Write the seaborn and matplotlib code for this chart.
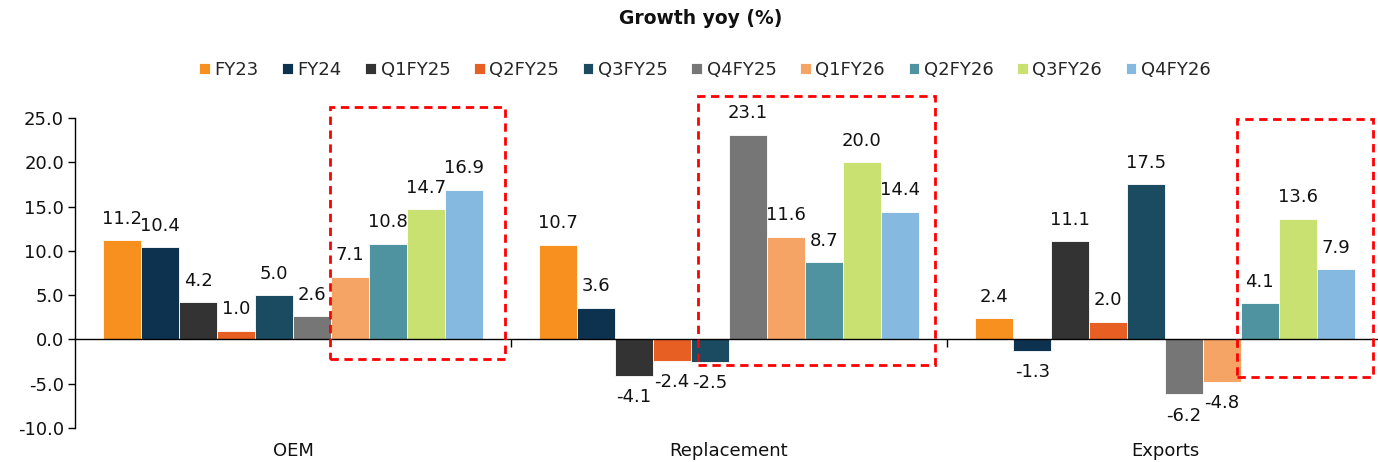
import matplotlib
matplotlib.use("Agg")
import matplotlib.pyplot as plt
import seaborn as sns
import pandas as pd
from matplotlib.patches import Rectangle
from matplotlib.ticker import FixedLocator

categories = ["OEM", "Replacement", "Exports"]
periods = ["FY23", "FY24", "Q1FY25", "Q2FY25", "Q3FY25", "Q4FY25",
           "Q1FY26", "Q2FY26", "Q3FY26", "Q4FY26"]
oem = [11.2, 10.4, 4.2, 1.0, 5.0, 2.6, 7.1, 10.8, 14.7, 16.9]
replacement = [10.7, 3.6, -4.1, -2.4, -2.5, 23.1, 11.6, 8.7, 20.0, 14.4]
exports = [2.4, -1.3, 11.1, 2.0, 17.5, -6.2, -4.8, 4.1, 13.6, 7.9]
colors = ["#F7901E", "#0D3250", "#333333", "#E85F24", "#1A4B61",
          "#767676", "#F6A366", "#4F93A0", "#C8E170", "#85B9DF"]
yticks = [-10, -5, 0, 5, 10, 15, 20, 25]

rows = []
for cat, vals in zip(categories, [oem, replacement, exports]):
    for p, v in zip(periods, vals):
        rows.append({"Category": cat, "Period": p, "Value": v})
df = pd.DataFrame(rows)

sns.set_style("white")
plt.rcParams["font.family"] = ["DejaVu Sans"]
FS = 13

fig = plt.figure(figsize=(13.78, 4.62), dpi=100)
W, H = 1378, 462
ax = fig.add_axes([75 / W, 34 / H, 1308 / W, 310 / H])

sns.barplot(data=df, x="Category", y="Value", hue="Period", order=categories,
            hue_order=periods, palette=colors, width=0.87, ax=ax,
            edgecolor="white", linewidth=0.6, saturation=1, errorbar=None,
            legend=True)

for cont in ax.containers:
    ax.bar_label(cont, fmt="%.1f", padding=9, fontsize=FS, color="#111111")

ax.set_xlim(-0.5, 2.5)
ax.set_ylim(-10, 25)
ax.set_yticks(yticks)
ax.set_yticklabels([f"{t:.1f}" for t in yticks], fontsize=FS, color="#111111")
ax.tick_params(axis="y", direction="out", length=5, width=1, color="black",
               left=True, pad=3)
ax.set_xlabel("")
ax.set_ylabel("")

for s in ["top", "right"]:
    ax.spines[s].set_visible(False)
ax.spines["left"].set_color("black")
ax.spines["left"].set_linewidth(1)
ax.spines["bottom"].set_position(("data", 0))
ax.spines["bottom"].set_color("black")
ax.spines["bottom"].set_linewidth(1)

ax.tick_params(axis="x", which="major", length=0, pad=74, labelsize=FS,
               labelcolor="#111111")
ax.xaxis.set_minor_locator(FixedLocator([0.5, 1.5]))
ax.tick_params(axis="x", which="minor", direction="out", length=6, width=1,
               color="black", bottom=True)

# legend
handles, labels = ax.get_legend_handles_labels()
ax.get_legend().remove()
fig.legend(handles, labels, loc="center", bbox_to_anchor=(705 / W, 1 - 70 / H),
           ncol=10, frameon=False, fontsize=FS, handlelength=0.6,
           handleheight=0.6, handletextpad=0.25, columnspacing=1.3)

fig.text(701 / W, 1 - 18 / H, "Growth yoy (%)", ha="center", va="center",
         fontsize=13.5, fontweight="bold", color="#111111")

# red dashed highlight boxes (figure pixel coordinates)
boxes = [(330, 107, 505, 359), (698, 96, 935, 365), (1237, 119, 1373, 377)]
for x0, y0, x1, y1 in boxes:
    fig.add_artist(Rectangle((x0 / W, 1 - y1 / H), (x1 - x0) / W, (y1 - y0) / H,
                             transform=fig.transFigure, fill=False,
                             edgecolor="#FF0000", linewidth=2,
                             linestyle=(0, (3, 2)), zorder=10))

fig.savefig("out.png", dpi=100)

..........

STATED GOAL: Copy nothing but the lines from the top of the data down to the line containing "from matplotlib.ticker import FixedLocator", and leave the pictures out.

COMPLETE ANSWER:
Write the seaborn and matplotlib code for this chart.
import matplotlib
matplotlib.use("Agg")
import matplotlib.pyplot as plt
import seaborn as sns
import pandas as pd
from matplotlib.patches import Rectangle
from matplotlib.ticker import FixedLocator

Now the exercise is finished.